→ Exercise brief: Exclude images, then output the remaining data verbatim.

## START Information supplied

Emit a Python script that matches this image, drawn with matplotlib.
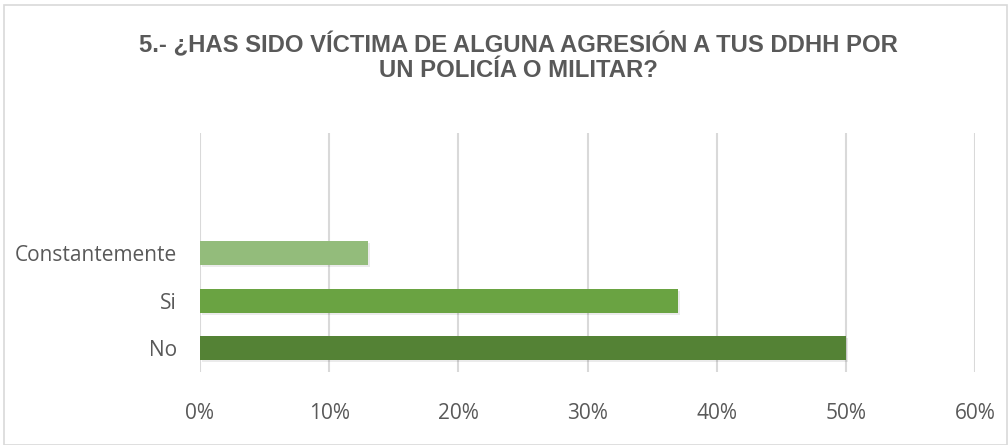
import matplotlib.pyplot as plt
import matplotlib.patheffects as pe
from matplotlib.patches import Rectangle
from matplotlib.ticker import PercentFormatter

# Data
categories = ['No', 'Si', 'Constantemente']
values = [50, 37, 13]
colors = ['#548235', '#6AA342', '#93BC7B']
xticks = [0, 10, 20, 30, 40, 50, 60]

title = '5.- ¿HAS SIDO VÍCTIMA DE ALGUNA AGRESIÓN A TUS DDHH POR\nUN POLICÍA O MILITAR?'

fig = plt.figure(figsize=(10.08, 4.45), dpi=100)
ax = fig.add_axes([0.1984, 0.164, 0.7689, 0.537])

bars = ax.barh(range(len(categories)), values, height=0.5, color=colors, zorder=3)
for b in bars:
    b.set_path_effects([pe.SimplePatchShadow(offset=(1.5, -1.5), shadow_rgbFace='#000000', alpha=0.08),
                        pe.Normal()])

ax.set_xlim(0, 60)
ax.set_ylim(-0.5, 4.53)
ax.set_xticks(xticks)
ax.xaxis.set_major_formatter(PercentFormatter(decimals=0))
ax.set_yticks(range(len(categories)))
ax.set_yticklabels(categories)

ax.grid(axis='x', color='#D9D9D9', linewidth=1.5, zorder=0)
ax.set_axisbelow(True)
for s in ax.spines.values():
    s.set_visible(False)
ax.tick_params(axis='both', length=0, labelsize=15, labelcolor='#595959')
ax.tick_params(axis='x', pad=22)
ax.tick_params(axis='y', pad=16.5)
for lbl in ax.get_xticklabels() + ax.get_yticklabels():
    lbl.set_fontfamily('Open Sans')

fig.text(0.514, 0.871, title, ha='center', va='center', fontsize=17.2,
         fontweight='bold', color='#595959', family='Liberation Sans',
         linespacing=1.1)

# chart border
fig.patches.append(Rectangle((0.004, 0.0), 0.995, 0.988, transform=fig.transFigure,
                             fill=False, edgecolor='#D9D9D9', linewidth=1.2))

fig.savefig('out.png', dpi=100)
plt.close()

## END Information supplied

→ Completed exercise:
Emit a Python script that matches this image, drawn with matplotlib.
import matplotlib.pyplot as plt
import matplotlib.patheffects as pe
from matplotlib.patches import Rectangle
from matplotlib.ticker import PercentFormatter

# Data
categories = ['No', 'Si', 'Constantemente']
values = [50, 37, 13]
colors = ['#548235', '#6AA342', '#93BC7B']
xticks = [0, 10, 20, 30, 40, 50, 60]

title = '5.- ¿HAS SIDO VÍCTIMA DE ALGUNA AGRESIÓN A TUS DDHH POR\nUN POLICÍA O MILITAR?'

fig = plt.figure(figsize=(10.08, 4.45), dpi=100)
ax = fig.add_axes([0.1984, 0.164, 0.7689, 0.537])

bars = ax.barh(range(len(categories)), values, height=0.5, color=colors, zorder=3)
for b in bars:
    b.set_path_effects([pe.SimplePatchShadow(offset=(1.5, -1.5), shadow_rgbFace='#000000', alpha=0.08),
                        pe.Normal()])

ax.set_xlim(0, 60)
ax.set_ylim(-0.5, 4.53)
ax.set_xticks(xticks)
ax.xaxis.set_major_formatter(PercentFormatter(decimals=0))
ax.set_yticks(range(len(categories)))
ax.set_yticklabels(categories)

ax.grid(axis='x', color='#D9D9D9', linewidth=1.5, zorder=0)
ax.set_axisbelow(True)
for s in ax.spines.values():
    s.set_visible(False)
ax.tick_params(axis='both', length=0, labelsize=15, labelcolor='#595959')
ax.tick_params(axis='x', pad=22)
ax.tick_params(axis='y', pad=16.5)
for lbl in ax.get_xticklabels() + ax.get_yticklabels():
    lbl.set_fontfamily('Open Sans')

fig.text(0.514, 0.871, title, ha='center', va='center', fontsize=17.2,
         fontweight='bold', color='#595959', family='Liberation Sans',
         linespacing=1.1)

# chart border
fig.patches.append(Rectangle((0.004, 0.0), 0.995, 0.988, transform=fig.transFigure,
                             fill=False, edgecolor='#D9D9D9', linewidth=1.2))

fig.savefig('out.png', dpi=100)
plt.close()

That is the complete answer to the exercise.